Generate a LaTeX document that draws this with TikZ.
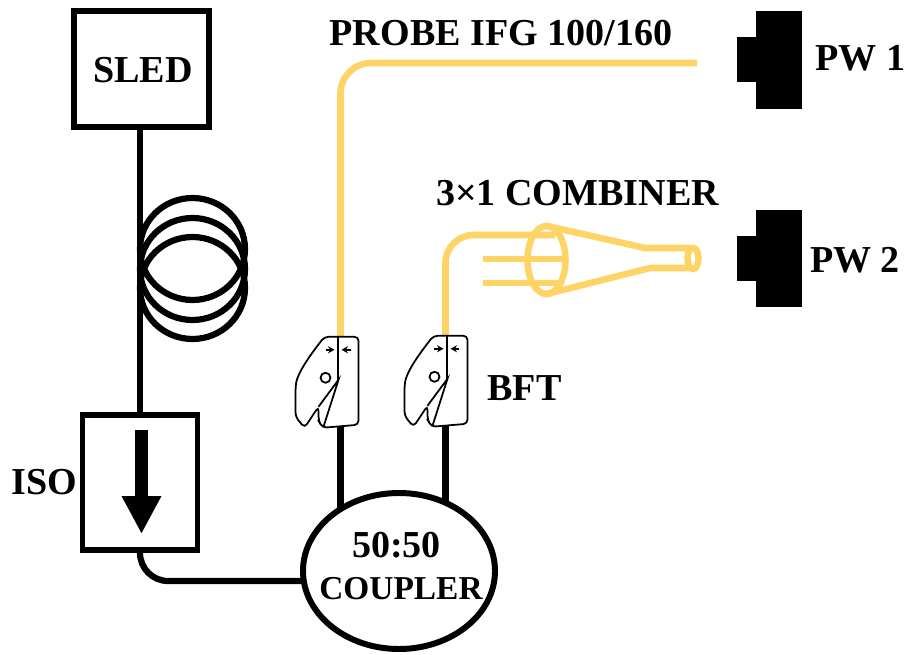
\documentclass[tikz,border=0pt]{standalone}
\usepackage{xcolor}
\usepackage{fontspec}
\setmainfont{Liberation Serif}
\usetikzlibrary{arrows.meta, positioning, backgrounds}
\usetikzlibrary{shapes.geometric}
\definecolor{fibreyellow}{HTML}{FFD466}
\tikzstyle{box} = [rectangle, draw=black, line width=5.1pt, fill=white, inner sep=0pt]
\tikzstyle{coupler} = [ellipse, draw=black, line width=5.1pt, fill=white, minimum width=5.76cm, minimum height=4.68cm, inner sep=0pt]
\tikzstyle{cutter} = [rectangle, inner sep=0pt, minimum width=1.14cm, minimum height=2.7cm]
\tikzstyle{block} = [rectangle, fill=black, inner sep=0pt]
\tikzstyle{caption} = [font=\fontsize{32.5}{38}\selectfont\bfseries, inner sep=0pt]
\tikzstyle{wire} = [line width=5.3pt, draw=black]
\tikzstyle{fibre} = [line width=5.6pt, draw=fibreyellow]
\tikzset{cleaver/.pic={
  \draw[line width=1.5pt, fill=white, rounded corners=3.5pt] (0,0) -- (19,0) -- (19,88) -- (-17,91) -- (-21,84) -- (-21,70) -- (-35,91) -- (-44,80) -- (-44,51) .. controls (-42,35) and (-26,14) .. (-15,0) -- cycle;
  \draw[line width=1.5pt] (-21,70) -- (-1,43) -- (-16,90);
  \draw[line width=2pt] (-1.5,0) -- (-1.5,43);
  \draw[line width=1.5pt, fill=white] (-14,41) circle [radius=5];
  \draw[line width=2pt, -{Stealth[length=5.5pt,width=6pt]}] (-14,13) -- (-5,13);
  \draw[line width=2pt, -{Stealth[length=5.5pt,width=6pt]}] (11,13) -- (2,13);
}}
\begin{document}
\begin{tikzpicture}[x=0.03cm, y=-0.03cm]
\useasboundingbox (0,0) rectangle (907,655);
\node (sled) [box, minimum width=4.05cm, minimum height=3.48cm] at (141.5,69) {};
\node (iso) [box, minimum width=3.45cm, minimum height=4.05cm] at (140,482.5) {};
\node (coupler) [coupler] at (399,571) {};
\node (bftl) [cutter] at (340.5,382) {};
\node (bftr) [cutter] at (445.5,381) {};
\node (pwa) [block, minimum width=1.38cm, minimum height=2.94cm] at (779,60) {};
\node (pwabump) [block, minimum width=0.56cm, minimum height=1.35cm, left=-0.5pt of pwa] {};
\node (pwb) [block, minimum width=1.38cm, minimum height=2.91cm] at (779,258.5) {};
\node (pwbbump) [block, minimum width=0.56cm, minimum height=1.35cm, left=-0.5pt of pwb] {};

\node (sledlabel) [caption] at (143,70) {SLED};
\node (isolabel) [caption] at (44,482) {ISO};
\node (bftlabel) [caption] at (524.5,388) {BFT};
\node (ratiolabel) [caption] at (396.5,545) {50:50};
\node (couplerlabel) [caption, font=\fontsize{28.5}{34}\selectfont\bfseries] at (401,589) {COUPLER};
\node (probelabel) [caption] at (501,33) {PROBE IFG 100/160};
\node (combinerlabel) [caption] at (577.5,193) {3×1 COMBINER};
\node (pwalabel) [caption] at (860.5,58) {PW 1};
\node (pwblabel) [caption] at (855,260) {PW 2};

\coordinate (probeend) at (697,63);
\coordinate (arrowtop) at (141.5,430);
\coordinate (arrowtip) at (141.5,534);
\coordinate (combinerin) at (555,235);
\coordinate (couplerin) at (350,581);

% fibres behind the boxes
\begin{scope}[on background layer]
\draw [wire] (iso.north |- sled.south) -- (iso.north);
\draw [wire, rounded corners=24pt] (iso.south) -- (iso.south |- couplerin) -- (couplerin);
\draw [wire] (bftl.south) -- (bftl.south |- coupler.center);
\draw [wire] (bftr.south) -- (bftr.south |- coupler.center);
\end{scope}

% coil
\foreach \cy in {249,269,288}
  \draw [wire] (192.5,\cy) ellipse [x radius=52.5, y radius=51];

\draw [-{Triangle[length=1.14cm,width=1.11cm]}, line width=11pt] (arrowtop) -- (arrowtip);

\draw [fibre, rounded corners=26pt] (bftl.north) -- (bftl.north |- probeend) -- (probeend);
\draw [fibre, rounded corners=24pt] (bftr.north) -- (bftr.north |- combinerin) -- (combinerin);

% combiner
\draw [fibre] (483,259) -- (563,259);
\draw [fibre] (483,283) -- (563,283);
\draw [fibre] (546.5,260) ellipse [x radius=19, y radius=34];
\draw [fibre] (547,226) -- (645,248) -- (690,248);
\draw [fibre] (547,294) -- (650,268) -- (690,268);
\draw [fibre] (693,258.5) ellipse [x radius=5.5, y radius=10.5];

\pic at ([xshift=-0.85pt]bftl.north) {cleaver};
\pic at ([xshift=2.55pt]bftr.north) {cleaver};
\end{tikzpicture}
\end{document}
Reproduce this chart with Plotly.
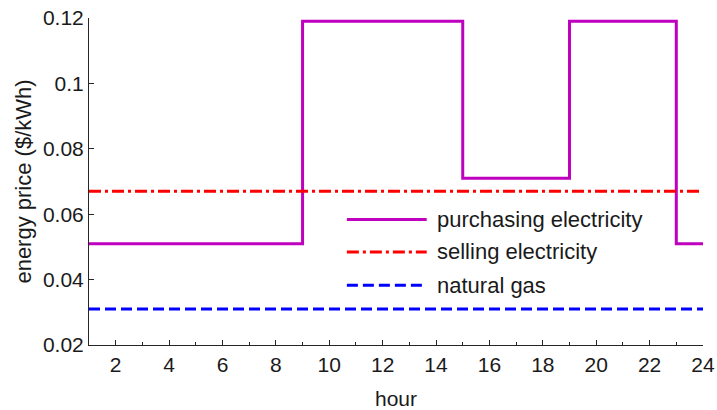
import plotly.graph_objects as go

# Hourly tariffs over one day (hours 1..24), $/kWh
hours = list(range(1, 25))
purchase_price = [0.051] * 8 + [0.119] * 6 + [0.071] * 4 + [0.119] * 4 + [0.051] * 2
selling_price = [0.067] * 24
gas_price = [0.031] * 24

series_names = ["purchasing electricity", "selling electricity", "natural gas"]
series_colors = ["#BF00BF", "#FF0000", "#0000FF"]
series_dash = ["solid", "12px,4px,3px,4px", "11px,5px"]

y_ticks = [0.02, 0.04, 0.06, 0.08, 0.1, 0.12]
y_ticktext = ["0.02", "0.04", "0.06", "0.08", "0.1", "0.12"]
x_ticks = list(range(2, 25, 2))

FONT = "Liberation Sans, Arial, sans-serif"
TXT = "#1a1a1a"
AX = "#262626"

fig = go.Figure()
for name, yv, col, dash in zip(series_names, [purchase_price, selling_price, gas_price],
                               series_colors, series_dash):
    fig.add_trace(go.Scatter(
        x=hours, y=yv, mode="lines", name=name,
        line=dict(color=col, width=3, dash=dash, shape="hv"),
        showlegend=False,
    ))

# Legend drawn by hand so the line samples are long
leg_y = [0.384, 0.2845, 0.183]
for name, col, dash, yy in zip(series_names, series_colors, series_dash, leg_y):
    fig.add_shape(type="line", xref="paper", yref="paper",
                  x0=0.420, x1=0.550, y0=yy, y1=yy,
                  line=dict(color=col, width=3, dash=dash))
    fig.add_annotation(xref="paper", yref="paper", x=0.5635, y=yy,
                       text=name, showarrow=False, xanchor="left", yanchor="middle",
                       font=dict(family=FONT, size=22, color=TXT))

fig.update_layout(
    width=717, height=410,
    margin=dict(l=89, r=14, t=18, b=65),
    plot_bgcolor="white", paper_bgcolor="white",
    font=dict(family=FONT, size=21, color=TXT),
    xaxis=dict(
        range=[1, 24], tickvals=x_ticks, ticks="inside", ticklen=5,
        tickcolor=AX, showline=True, linecolor=AX, linewidth=1,
        showgrid=False, zeroline=False, automargin=False,
        minor=dict(dtick=1, tick0=0, ticks="inside", ticklen=3, tickcolor=AX),
        ticklabelstandoff=1,
        title=dict(text="hour", standoff=20, font=dict(size=21)),
        tickfont=dict(size=21),
    ),
    yaxis=dict(
        range=[0.02, 0.12], tickvals=y_ticks, ticktext=y_ticktext,
        ticks="inside", ticklen=5, tickcolor=AX,
        showline=True, linecolor=AX, linewidth=1,
        showgrid=False, zeroline=False, automargin=False,
        title=dict(text="energy price ($/kWh)", standoff=5, font=dict(size=22)),
        tickfont=dict(size=21),
    ),
)

fig.write_html("out.html")
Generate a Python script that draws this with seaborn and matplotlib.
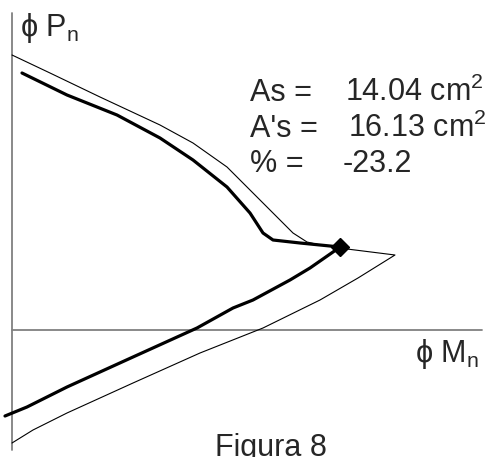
import numpy as np
import pandas as pd
import matplotlib
matplotlib.use("Agg")
import matplotlib.pyplot as plt
import seaborn as sns

# Interaction diagram values (arbitrary units)
nominal_M = [0, 38, 88, 148, 181, 215, 235, 258, 281, 295, 308, 335, 383, 346, 308, 251, 188, 121, 55, 21, 0]
nominal_P = [275, 257, 233, 205, 187, 163, 143, 120, 97, 88, 85, 81, 75, 52, 30, 2, -23, -53, -83, -100, -113]

design_M = [10, 55, 105, 148, 181, 215, 238, 251, 261, 288, 328, 321, 298, 278, 241, 221, 185, 121, 55, 15, -7]
design_P = [257, 235, 215, 192, 170, 143, 117, 97, 90, 87, 83, 78, 62, 50, 30, 22, 2, -27, -57, -77, -86]

balance_M = [328]
balance_P = [83]

labels = ["As =", "A's =", "% ="]
values = [r"14.04 cm$^\mathregular{2}$", r"16.13 cm$^\mathregular{2}$", "-23.2"]
title = "Figura 8"

sns.set_theme(style="white")
plt.rcParams["font.family"] = ["Liberation Sans", "DejaVu Sans"]
plt.rcParams["mathtext.fontset"] = "custom"
plt.rcParams["mathtext.rm"] = "Liberation Sans"

fig = plt.figure(figsize=(4.92, 4.57), dpi=100)
ax = fig.add_axes([0, 0, 1, 1])

# axes lines
ax.plot([0, 0], [-120, 317], color="#808080", lw=1.3, zorder=1)
ax.plot([0, 470], [0, 0], color="#808080", lw=1.3, zorder=1)

df_nom = pd.DataFrame({"M": nominal_M, "P": nominal_P})
df_des = pd.DataFrame({"M": design_M, "P": design_P})
sns.lineplot(data=df_nom, x="M", y="P", sort=False, estimator=None, color="black", lw=0.8, ax=ax)
sns.lineplot(data=df_des, x="M", y="P", sort=False, estimator=None, color="black", lw=2.3, ax=ax)
ax.plot(balance_M, balance_P, marker="D", ms=9, color="black", ls="none", zorder=5)
ax.set_xlim(-12, 480)
ax.set_ylim(-127, 330)
ax.axis("off")

fs = 22
ax.text(8, 294, r"ϕ P$_\mathregular{n}$", fontsize=fs, va="baseline", ha="left")
ax.text(403, -32, r"ϕ M$_\mathregular{n}$", fontsize=fs, va="baseline", ha="left")
ys = [229, 193, 158]
xs = [333, 336, 331]
for lab, val, y, x in zip(labels, values, ys, xs):
    ax.text(238, y, lab, fontsize=fs, va="baseline", ha="left")
    ax.text(x, y, val, fontsize=fs, va="baseline", ha="left")
ax.text(203, -126, title, fontsize=fs, va="baseline", ha="left")

fig.savefig("out.png", dpi=100)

**Exercise description:**
Of the lines above, how many hold the string "this"? Answer with only the number.

**Written answer:**
3